::: Data section :::

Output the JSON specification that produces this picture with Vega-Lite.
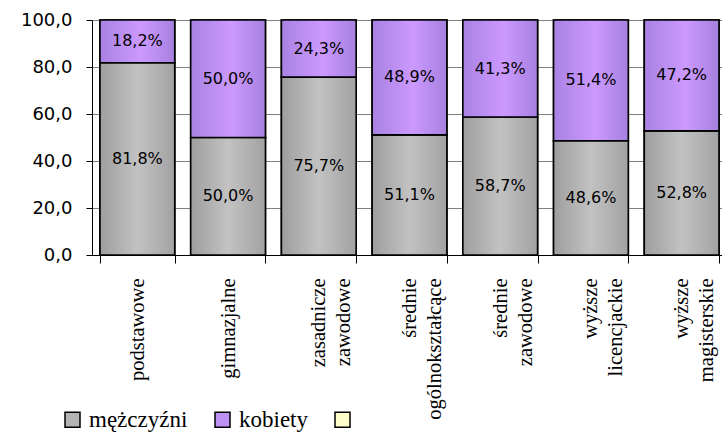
{
  "$schema": "https://vega.github.io/schema/vega-lite/v6.json",
  "width": 635,
  "height": 235,
  "autosize": {"type": "none"},
  "padding": {"left": 92, "top": 20, "right": 0, "bottom": 178},
  "background": "white",
  "config": {"view": {"stroke": null}},
  "data": {
    "values": [
      {"cat": "podstawowe", "plec": "mężczyźni", "value": 81.8},
      {"cat": "podstawowe", "plec": "kobiety", "value": 18.2},
      {"cat": "gimnazjalne", "plec": "mężczyźni", "value": 50.0},
      {"cat": "gimnazjalne", "plec": "kobiety", "value": 50.0},
      {"cat": "zasadnicze\nzawodowe", "plec": "mężczyźni", "value": 75.7},
      {"cat": "zasadnicze\nzawodowe", "plec": "kobiety", "value": 24.3},
      {"cat": "średnie\nogólnokształcące", "plec": "mężczyźni", "value": 51.1},
      {"cat": "średnie\nogólnokształcące", "plec": "kobiety", "value": 48.9},
      {"cat": "średnie\nzawodowe", "plec": "mężczyźni", "value": 58.7},
      {"cat": "średnie\nzawodowe", "plec": "kobiety", "value": 41.3},
      {"cat": "wyższe\nlicencjackie", "plec": "mężczyźni", "value": 48.6},
      {"cat": "wyższe\nlicencjackie", "plec": "kobiety", "value": 51.4},
      {"cat": "wyższe\nmagisterskie", "plec": "mężczyźni", "value": 52.8},
      {"cat": "wyższe\nmagisterskie", "plec": "kobiety", "value": 47.2}
    ]
  },
  "encoding": {
    "x": {
      "field": "cat",
      "type": "nominal",
      "sort": null,
      "scale": {"paddingInner": 0.176, "paddingOuter": 0.088},
      "axis": {
        "title": null,
        "labelAngle": -90,
        "labelExpr": "split(datum.label, '\\n')",
        "labelFont": "Liberation Serif, Times New Roman, serif",
        "labelFontSize": 20.5,
        "labelLineHeight": 25,
        "labelColor": "black",
        "labelPadding": 15,
        "tickBand": "extent",
        "tickSize": 8,
        "tickColor": "black",
        "domainColor": "black",
        "grid": false
      }
    },
    "y": {
      "field": "value",
      "type": "quantitative",
      "stack": "zero",
      "scale": {"domain": [0, 100], "nice": false},
      "axis": {
        "title": null,
        "values": [0, 20, 40, 60, 80, 100],
        "labelExpr": "replace(format(datum.value, '.1f'), '.', ',')",
        "labelFont": "DejaVu Sans",
        "labelFontSize": 18,
        "labelColor": "black",
        "labelPadding": 14,
        "tickSize": 6,
        "tickColor": "black",
        "domainColor": "black",
        "grid": true,
        "gridColor": "#808080",
        "gridWidth": 1
      }
    },
    "order": {"field": "plec", "sort": "descending"}
  },
  "layer": [
    {
      "mark": {"type": "bar", "stroke": "black", "strokeWidth": 1.6},
      "encoding": {
        "color": {
          "field": "plec",
          "type": "nominal",
          "scale": {
            "domain": ["mężczyźni", "kobiety", " "],
            "range": ["#B4B4B4", "#BE92F5", "#FFFFCC"]
          },
          "legend": {
            "title": null,
            "orient": "none",
            "legendX": -31,
            "legendY": 388,
            "direction": "horizontal",
            "padding": 0,
            "symbolType": "square",
            "symbolSize": 225,
            "symbolStrokeColor": "black",
            "symbolStrokeWidth": 1.5,
            "symbolOpacity": 1,
            "labelFont": "Liberation Serif, Times New Roman, serif",
            "labelFontSize": 23,
            "labelColor": "black",
            "labelOffset": 5,
            "columnPadding": 23
          }
        }
      }
    },
    {
      "mark": {"type": "bar", "stroke": "black", "strokeWidth": 1.6},
      "encoding": {
        "fill": {
          "condition": {
            "test": "datum.plec === 'kobiety'",
            "value": {"gradient": "linear", "x1": 0, "y1": 0, "x2": 1, "y2": 0, "stops": [
              {"offset": 0, "color": "#A982E3"},
              {"offset": 0.55, "color": "#CC99FF"},
              {"offset": 1, "color": "#A680DF"}
            ]}
          },
          "value": {"gradient": "linear", "x1": 0, "y1": 0, "x2": 1, "y2": 0, "stops": [
            {"offset": 0, "color": "#9E9E9E"},
            {"offset": 0.5, "color": "#C2C2C2"},
            {"offset": 1, "color": "#A2A2A2"}
          ]}
        }
      }
    },
    {
      "transform": [
        {"calculate": "replace(format(datum.value, '.1f'), '.', ',') + '%'", "as": "lab"}
      ],
      "mark": {"type": "text", "font": "DejaVu Sans", "fontSize": 16, "color": "black"},
      "encoding": {
        "y": {"field": "value", "type": "quantitative", "stack": "zero", "bandPosition": 0.5},
        "text": {"field": "lab", "type": "nominal"}
      }
    }
  ]
}
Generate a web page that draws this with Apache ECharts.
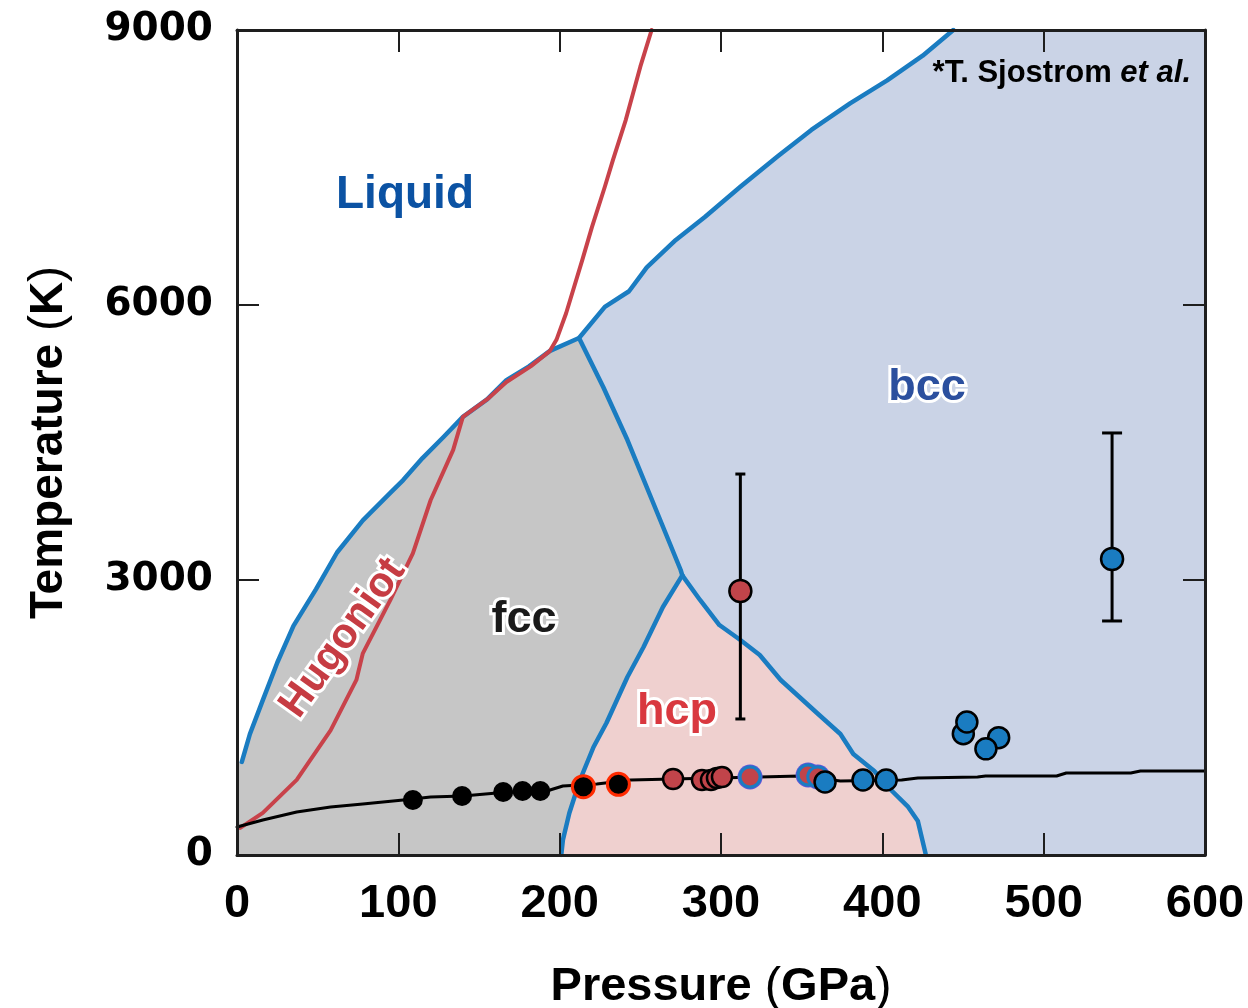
<!DOCTYPE html>
<html>
<head>
<meta charset="utf-8">
<title>Phase diagram</title>
<script src="https://cdn.jsdelivr.net/npm/echarts@6/dist/echarts.min.js"></script>
<style>
  html, body { margin: 0; padding: 0; background: #fff; }
  #chart { width: 1248px; height: 1008px; }
</style>
</head>
<body>
<div id="chart"></div>
<script>
// Pressure in GPa, temperature in K.
const xTicks = [0, 100, 200, 300, 400, 500, 600];
const yTicks = [0, 3000, 6000, 9000];

// Melting curve (liquid boundary)
const meltCurve = [
  [3, 1015], [8, 1320], [16, 1690], [25, 2100], [35, 2500], [49, 2900], [62, 3300],
  [78, 3650], [95, 3950], [103, 4090], [115, 4330], [128, 4560], [140, 4780],
  [155, 4970], [167, 5180], [181, 5330], [194, 5500], [212, 5640], [228, 5980],
  [243, 6150], [254, 6410], [272, 6710], [290, 6960], [312, 7290], [335, 7620],
  [356, 7910], [380, 8200], [403, 8450], [425, 8720], [444, 9000]
];

// Solid-solid phase boundaries
const fccBccLine = [[212, 5640], [227, 5105], [242, 4527], [258, 3840], [275, 3109], [276, 3050]];
const fccHcpLine = [
  [276, 3050], [264, 2705], [252, 2269], [242, 1942], [235.5, 1691], [229, 1440],
  [221, 1178], [212.6, 818], [206, 458], [202, 164], [201, 0]
];
const hcpBccLine = [
  [276, 3050], [287, 2782], [299, 2509], [312, 2345], [324, 2182], [337, 1909],
  [359.5, 1549], [374, 1320], [382, 1102], [395, 916], [403.5, 742], [416, 524],
  [422, 371], [427, 0]
];

// Principal Hugoniot
const hugoniot = [
  [2, 295], [16, 460], [37, 820], [58, 1360], [74, 1910], [78, 2200], [95, 2780],
  [109, 3290], [120, 3870], [134, 4420], [140, 4780], [155, 4970], [167, 5160],
  [182, 5330], [194, 5500], [198, 5620], [204, 5910], [214, 6490], [220, 6850],
  [228, 7290], [233, 7580], [241, 8020], [250, 8600], [257, 9000]
];

// Ramp-compression thermodynamic path
const rampPath = [
  [0, 305], [16, 382], [37, 469], [58, 524], [78, 556], [103, 600], [120, 633],
  [140, 644], [161, 676], [194, 709], [202, 753], [223, 775], [244, 818], [270, 829],
  [324, 851], [349, 862], [374, 807], [412, 818], [422, 840], [459, 851], [464, 862],
  [508, 862], [514, 895], [554, 895], [560, 916], [600, 916]
];

// Measured points, grouped by observed structure
const fccPoints = [[109, 600], [139.5, 644], [165, 687], [177, 698], [188, 698]];
const fccHcpPoints = [[214.7, 745], [236.4, 771]];
const hcpPoints = [[270.3, 829], [288.2, 818], [293.8, 818], [297.5, 840], [300.6, 851]];
const hcpBccPoints = [[318, 851], [354, 873], [360, 851]];
const bccPoints = [
  [364.5, 796], [388, 818], [402.4, 818],
  [450.2, 1323], [452.4, 1451], [472.1, 1280], [464.2, 1158]
];
// [pressure, temperature, lower T, upper T]
const hcpShotPoint = [[312, 2880, 1484, 4156]];
const bccShotPoint = [[542.4, 3229, 2553, 4604]];

const BLUE = '#1a7cc1';
const RED_LINE = '#c8424a';
const RED_PT = '#c1444a';
const INK = '#1e1e1e';

// Region outlines assembled from the boundaries
const meltLow = meltCurve.filter(p => p[0] <= 212);
const meltHigh = meltCurve.filter(p => p[0] >= 212);
const fccRegion = [[0, 0], [0, meltCurve[0][1]]]
  .concat(meltLow, fccBccLine.slice(1), fccHcpLine.slice(1));
const hcpRegion = fccHcpLine.concat(hcpBccLine.slice().reverse());
const bccRegion = meltHigh
  .concat([[600, 9000], [600, 0]], hcpBccLine.slice().reverse(), fccBccLine.slice().reverse());

function regionSeries(points, color) {
  return {
    type: 'custom',
    silent: true,
    z: 1,
    data: [0],
    renderItem: function (params, api) {
      return {
        type: 'polygon',
        shape: { points: points.map(p => api.coord(p)) },
        style: { fill: color }
      };
    }
  };
}

function curveSeries(data, color, width, z) {
  return {
    type: 'line',
    data: data,
    symbol: 'none',
    silent: true,
    z: z,
    lineStyle: { color: color, width: width, join: 'round', cap: 'round' }
  };
}

function errorBarSeries(data, capHalf) {
  return {
    type: 'custom',
    silent: true,
    z: 5,
    data: data,
    renderItem: function (params, api) {
      const x = api.value(0);
      const lo = api.coord([x, api.value(2)]);
      const hi = api.coord([x, api.value(3)]);
      const st = { stroke: '#000', lineWidth: 3, fill: null };
      return {
        type: 'group',
        children: [
          { type: 'line', shape: { x1: lo[0], y1: lo[1], x2: hi[0], y2: hi[1] }, style: st },
          { type: 'line', shape: { x1: lo[0] - capHalf, y1: lo[1], x2: lo[0] + capHalf, y2: lo[1] }, style: st },
          { type: 'line', shape: { x1: hi[0] - capHalf, y1: hi[1], x2: hi[0] + capHalf, y2: hi[1] }, style: st }
        ]
      };
    }
  };
}

function pointSeries(data, fill, border, borderWidth, size, z) {
  return {
    type: 'scatter',
    data: data,
    symbol: 'circle',
    symbolSize: size,
    z: z,
    silent: true,
    itemStyle: { color: fill, borderColor: border, borderWidth: borderWidth, opacity: 1 }
  };
}

const tickStyle = { inside: true, length: 22, lineStyle: { color: INK, width: 2 } };
const frameLine = { show: true, onZero: false, lineStyle: { color: INK, width: 3 } };
const FONT = '"Liberation Sans", Arial, Helvetica, sans-serif';

const chart = echarts.init(document.getElementById('chart'), null, { renderer: 'canvas' });

chart.setOption({
  animation: false,
  backgroundColor: '#ffffff',
  grid: {
    left: 237, top: 30, right: 43, bottom: 153,
    containLabel: false, outerBoundsMode: 'none'
  },
  xAxis: [
    {
      type: 'value', min: xTicks[0], max: xTicks[xTicks.length - 1], interval: 100,
      position: 'bottom', z: 10,
      axisLine: frameLine, axisTick: tickStyle, splitLine: { show: false },
      axisLabel: {
        margin: 26, color: '#000',
        fontFamily: FONT, fontWeight: 'bold', fontSize: 47,
        formatter: v => (xTicks.indexOf(v) >= 0 ? String(v) : '')
      },
      name: '{b|Pressure }{p|(}{b|GPa}{p|)}',
      nameLocation: 'middle', nameGap: 108,
      nameTextStyle: {
        rich: {
          b: { fontFamily: FONT, fontWeight: 'bold', fontSize: 47, color: '#000' },
          p: { fontFamily: FONT, fontWeight: 'normal', fontSize: 49, color: '#000' }
        }
      }
    },
    {
      type: 'value', min: 0, max: 600, interval: 100, position: 'top', z: 10,
      axisLine: frameLine, axisTick: tickStyle, axisLabel: { show: false },
      splitLine: { show: false }
    }
  ],
  yAxis: [
    {
      type: 'value', min: yTicks[0], max: yTicks[yTicks.length - 1], interval: 3000,
      position: 'left', z: 10,
      axisLine: frameLine, axisTick: tickStyle, splitLine: { show: false },
      axisLabel: {
        margin: 24, color: '#000',
        fontFamily: '"DejaVu Sans", Verdana, sans-serif', fontWeight: 'bold', fontSize: 39,
        formatter: v => (yTicks.indexOf(v) >= 0 ? String(v) : '')
      },
      name: '{b|Temperature }{p|(}{b|K}{p|)}',
      nameLocation: 'middle', nameGap: 164, nameRotate: 90,
      nameTextStyle: {
        rich: {
          b: { fontFamily: FONT, fontWeight: 'bold', fontSize: 46, color: '#000' },
          p: { fontFamily: FONT, fontWeight: 'normal', fontSize: 48, color: '#000' }
        }
      }
    },
    {
      type: 'value', min: 0, max: 9000, interval: 3000, position: 'right', z: 10,
      axisLine: frameLine, axisTick: tickStyle, axisLabel: { show: false },
      splitLine: { show: false }
    }
  ],
  series: [
    regionSeries(fccRegion, '#c6c6c6'),
    regionSeries(hcpRegion, '#efd0cf'),
    regionSeries(bccRegion, '#cad3e6'),
    curveSeries(meltCurve, BLUE, 4.5, 3),
    curveSeries(fccBccLine, BLUE, 4.5, 3),
    curveSeries(fccHcpLine, BLUE, 4.5, 3),
    curveSeries(hcpBccLine, BLUE, 4.5, 3),
    curveSeries(hugoniot, RED_LINE, 4, 4),
    curveSeries(rampPath, '#000', 3, 4),
    errorBarSeries(hcpShotPoint, 5),
    errorBarSeries(bccShotPoint, 10),
    pointSeries(fccPoints, '#000', '#000', 0, 20, 6),
    pointSeries(fccHcpPoints, '#000', '#ff2a00', 3, 22, 6),
    pointSeries(hcpPoints, RED_PT, '#000', 2.5, 20, 6),
    pointSeries(hcpBccPoints, '#5a56d8', '#5a56d8', 0, 25, 6),
    pointSeries(hcpBccPoints, RED_PT, BLUE, 3, 20, 6),
    pointSeries(bccPoints, BLUE, '#000', 2.5, 21, 7),
    pointSeries(hcpShotPoint.map(d => [d[0], d[1]]), RED_PT, '#000', 2.5, 22, 7),
    pointSeries(bccShotPoint.map(d => [d[0], d[1]]), BLUE, '#000', 2.5, 22, 7)
  ],
  graphic: [
    {
      type: 'text', x: 405, y: 195, z: 20,
      style: { text: 'Liquid', fill: '#0b52a3', font: 'bold 46px ' + FONT, align: 'center', verticalAlign: 'middle' }
    },
    {
      type: 'text', x: 927, y: 388, z: 20,
      style: {
        text: 'bcc', fill: '#2b4f9e', stroke: '#ffffff', lineWidth: 6, strokeFirst: true,
        font: 'bold 45px ' + FONT, align: 'center', verticalAlign: 'middle'
      }
    },
    {
      type: 'text', x: 524, y: 620, z: 20,
      style: {
        text: 'fcc', fill: '#1a1a1a', stroke: '#ffffff', lineWidth: 6, strokeFirst: true,
        font: 'bold 45px ' + FONT, align: 'center', verticalAlign: 'middle'
      }
    },
    {
      type: 'text', x: 677, y: 712, z: 20,
      style: {
        text: 'hcp', fill: '#d9383f', stroke: '#ffffff', lineWidth: 6, strokeFirst: true,
        font: 'bold 45px ' + FONT, align: 'center', verticalAlign: 'middle'
      }
    },
    {
      type: 'text', x: 343, y: 638, rotation: 0.95, z: 20,
      style: {
        text: 'Hugoniot', fill: '#c63c43', stroke: '#ffffff', lineWidth: 6, strokeFirst: true,
        font: 'bold 42px ' + FONT, align: 'center', verticalAlign: 'middle'
      }
    },
    {
      type: 'text', x: 1191, y: 73, z: 20,
      style: {
        text: '{n|*T. Sjostrom }{i|et al.}',
        align: 'right', verticalAlign: 'middle',
        rich: {
          n: { font: 'bold 31px ' + FONT, fill: '#000' },
          i: { font: 'italic bold 31px ' + FONT, fill: '#000' }
        }
      }
    }
  ]
});
</script>
</body>
</html>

:::

Description of the task ▸ Find the lines containing "that" and pull them out.

Output ▸
Output the JSON specification that produces this picture with Vega-Lite.
Generate a web page that draws this with Apache ECharts.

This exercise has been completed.